# Exercise
Pictures excluded, return the lines below from the first through the line holding "const totalDepenses = 13700328.02;".

# Data lines
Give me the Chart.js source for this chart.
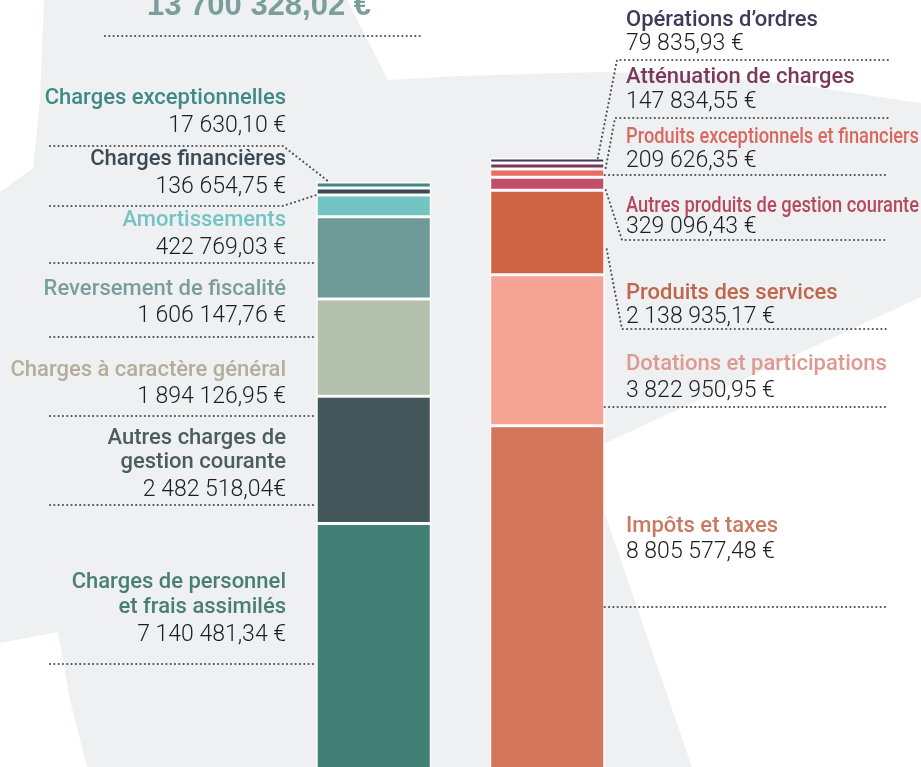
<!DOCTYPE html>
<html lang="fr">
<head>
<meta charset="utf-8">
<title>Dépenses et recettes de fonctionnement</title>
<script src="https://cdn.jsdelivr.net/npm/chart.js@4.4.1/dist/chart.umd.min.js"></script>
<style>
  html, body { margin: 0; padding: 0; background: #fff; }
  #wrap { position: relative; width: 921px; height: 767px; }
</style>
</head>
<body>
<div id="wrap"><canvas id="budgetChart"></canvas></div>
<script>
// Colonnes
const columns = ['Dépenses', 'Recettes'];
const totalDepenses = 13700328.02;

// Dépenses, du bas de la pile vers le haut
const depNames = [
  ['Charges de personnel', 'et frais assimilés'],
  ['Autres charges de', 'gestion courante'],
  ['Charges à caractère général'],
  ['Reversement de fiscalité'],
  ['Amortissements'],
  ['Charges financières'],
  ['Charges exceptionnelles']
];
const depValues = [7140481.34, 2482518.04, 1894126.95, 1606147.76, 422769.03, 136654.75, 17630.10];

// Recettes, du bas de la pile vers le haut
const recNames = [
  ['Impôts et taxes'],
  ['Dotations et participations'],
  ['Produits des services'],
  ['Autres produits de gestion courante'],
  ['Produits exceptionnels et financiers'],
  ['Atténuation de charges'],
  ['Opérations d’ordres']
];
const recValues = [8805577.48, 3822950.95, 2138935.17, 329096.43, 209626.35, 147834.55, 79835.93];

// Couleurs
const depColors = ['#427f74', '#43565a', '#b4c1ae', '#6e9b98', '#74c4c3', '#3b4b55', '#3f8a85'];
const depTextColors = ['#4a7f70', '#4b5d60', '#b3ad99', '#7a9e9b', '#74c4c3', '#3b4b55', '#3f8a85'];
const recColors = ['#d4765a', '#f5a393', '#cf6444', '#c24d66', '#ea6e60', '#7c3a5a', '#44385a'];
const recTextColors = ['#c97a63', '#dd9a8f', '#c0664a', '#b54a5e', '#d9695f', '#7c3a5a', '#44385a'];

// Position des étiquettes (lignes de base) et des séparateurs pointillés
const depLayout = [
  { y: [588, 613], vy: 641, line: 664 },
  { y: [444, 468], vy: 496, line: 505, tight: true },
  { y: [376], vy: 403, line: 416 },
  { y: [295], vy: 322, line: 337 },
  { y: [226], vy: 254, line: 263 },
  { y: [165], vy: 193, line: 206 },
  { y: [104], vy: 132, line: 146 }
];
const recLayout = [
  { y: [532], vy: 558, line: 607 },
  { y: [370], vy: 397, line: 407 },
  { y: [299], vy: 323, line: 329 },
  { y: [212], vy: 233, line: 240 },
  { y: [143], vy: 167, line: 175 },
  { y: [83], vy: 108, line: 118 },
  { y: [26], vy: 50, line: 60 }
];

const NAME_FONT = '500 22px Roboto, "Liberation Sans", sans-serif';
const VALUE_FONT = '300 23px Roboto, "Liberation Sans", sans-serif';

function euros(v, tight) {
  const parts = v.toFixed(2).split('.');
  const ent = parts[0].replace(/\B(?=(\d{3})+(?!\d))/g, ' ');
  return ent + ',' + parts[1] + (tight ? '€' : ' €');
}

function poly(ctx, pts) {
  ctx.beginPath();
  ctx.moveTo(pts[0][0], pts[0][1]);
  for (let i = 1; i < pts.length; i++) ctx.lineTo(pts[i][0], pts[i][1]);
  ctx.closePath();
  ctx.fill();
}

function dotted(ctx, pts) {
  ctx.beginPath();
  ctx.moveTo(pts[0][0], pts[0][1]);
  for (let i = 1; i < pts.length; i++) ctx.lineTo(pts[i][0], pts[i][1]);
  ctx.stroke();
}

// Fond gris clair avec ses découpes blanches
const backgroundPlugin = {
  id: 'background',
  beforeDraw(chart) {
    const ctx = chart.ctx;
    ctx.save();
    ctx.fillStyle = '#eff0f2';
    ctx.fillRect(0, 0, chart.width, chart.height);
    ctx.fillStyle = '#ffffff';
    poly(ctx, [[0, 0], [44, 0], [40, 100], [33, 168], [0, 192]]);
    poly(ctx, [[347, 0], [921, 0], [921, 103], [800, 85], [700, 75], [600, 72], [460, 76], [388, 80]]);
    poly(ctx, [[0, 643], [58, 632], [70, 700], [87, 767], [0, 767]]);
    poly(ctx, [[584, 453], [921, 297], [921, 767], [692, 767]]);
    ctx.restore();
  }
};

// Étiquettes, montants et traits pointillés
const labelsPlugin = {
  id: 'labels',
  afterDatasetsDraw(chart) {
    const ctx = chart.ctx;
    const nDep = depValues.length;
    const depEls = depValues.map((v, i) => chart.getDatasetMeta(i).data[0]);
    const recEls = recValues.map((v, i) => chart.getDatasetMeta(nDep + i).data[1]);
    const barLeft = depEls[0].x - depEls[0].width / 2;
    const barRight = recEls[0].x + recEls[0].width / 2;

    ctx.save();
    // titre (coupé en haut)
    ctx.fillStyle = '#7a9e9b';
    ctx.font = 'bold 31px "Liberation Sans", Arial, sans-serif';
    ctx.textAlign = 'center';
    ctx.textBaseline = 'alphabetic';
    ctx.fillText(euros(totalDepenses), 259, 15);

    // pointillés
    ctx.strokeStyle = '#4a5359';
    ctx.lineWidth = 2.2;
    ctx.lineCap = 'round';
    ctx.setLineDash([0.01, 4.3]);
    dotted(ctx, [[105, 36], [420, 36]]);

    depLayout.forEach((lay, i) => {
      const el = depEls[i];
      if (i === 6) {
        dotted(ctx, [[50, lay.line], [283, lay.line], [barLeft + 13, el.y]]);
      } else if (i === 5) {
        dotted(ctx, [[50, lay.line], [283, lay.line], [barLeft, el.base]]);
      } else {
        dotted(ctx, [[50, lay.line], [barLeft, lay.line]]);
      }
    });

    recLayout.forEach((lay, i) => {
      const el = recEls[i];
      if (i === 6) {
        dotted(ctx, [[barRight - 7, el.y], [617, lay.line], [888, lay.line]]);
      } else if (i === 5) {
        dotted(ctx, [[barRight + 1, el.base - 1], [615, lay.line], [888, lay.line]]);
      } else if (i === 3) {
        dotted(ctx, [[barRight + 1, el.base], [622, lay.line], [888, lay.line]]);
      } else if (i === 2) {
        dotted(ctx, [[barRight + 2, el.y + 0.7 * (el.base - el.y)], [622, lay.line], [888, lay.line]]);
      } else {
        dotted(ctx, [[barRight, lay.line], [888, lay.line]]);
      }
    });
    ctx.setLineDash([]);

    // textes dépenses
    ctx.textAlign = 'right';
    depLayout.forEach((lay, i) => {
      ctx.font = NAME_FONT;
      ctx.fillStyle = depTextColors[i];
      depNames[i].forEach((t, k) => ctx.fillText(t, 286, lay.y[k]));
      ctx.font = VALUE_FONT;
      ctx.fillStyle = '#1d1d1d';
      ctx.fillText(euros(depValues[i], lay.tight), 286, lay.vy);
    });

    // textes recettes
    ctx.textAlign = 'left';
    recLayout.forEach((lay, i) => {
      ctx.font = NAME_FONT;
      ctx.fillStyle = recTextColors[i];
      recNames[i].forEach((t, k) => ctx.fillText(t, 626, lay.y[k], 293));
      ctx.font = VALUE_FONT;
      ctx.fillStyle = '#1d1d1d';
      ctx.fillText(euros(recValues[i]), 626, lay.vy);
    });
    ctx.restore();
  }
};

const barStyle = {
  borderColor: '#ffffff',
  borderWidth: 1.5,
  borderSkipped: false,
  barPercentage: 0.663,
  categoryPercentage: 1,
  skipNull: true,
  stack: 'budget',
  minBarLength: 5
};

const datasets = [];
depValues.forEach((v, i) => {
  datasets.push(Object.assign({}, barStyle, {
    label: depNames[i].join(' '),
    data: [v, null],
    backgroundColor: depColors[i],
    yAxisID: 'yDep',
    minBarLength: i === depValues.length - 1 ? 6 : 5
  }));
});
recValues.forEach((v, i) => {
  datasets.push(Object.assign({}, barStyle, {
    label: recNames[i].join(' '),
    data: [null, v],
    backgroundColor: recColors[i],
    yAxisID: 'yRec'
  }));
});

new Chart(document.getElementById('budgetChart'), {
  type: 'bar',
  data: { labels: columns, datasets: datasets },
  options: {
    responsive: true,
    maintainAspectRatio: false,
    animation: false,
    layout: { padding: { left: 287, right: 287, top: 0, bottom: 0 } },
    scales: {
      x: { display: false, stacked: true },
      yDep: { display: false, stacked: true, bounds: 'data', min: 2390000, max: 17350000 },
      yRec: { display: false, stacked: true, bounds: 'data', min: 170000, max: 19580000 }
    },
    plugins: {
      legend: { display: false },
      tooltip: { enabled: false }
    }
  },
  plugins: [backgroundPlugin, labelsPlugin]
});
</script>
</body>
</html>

# Full response
Give me the Chart.js source for this chart.
<!DOCTYPE html>
<html lang="fr">
<head>
<meta charset="utf-8">
<title>Dépenses et recettes de fonctionnement</title>
<script src="https://cdn.jsdelivr.net/npm/chart.js@4.4.1/dist/chart.umd.min.js"></script>
<style>
  html, body { margin: 0; padding: 0; background: #fff; }
  #wrap { position: relative; width: 921px; height: 767px; }
</style>
</head>
<body>
<div id="wrap"><canvas id="budgetChart"></canvas></div>
<script>
// Colonnes
const columns = ['Dépenses', 'Recettes'];
const totalDepenses = 13700328.02;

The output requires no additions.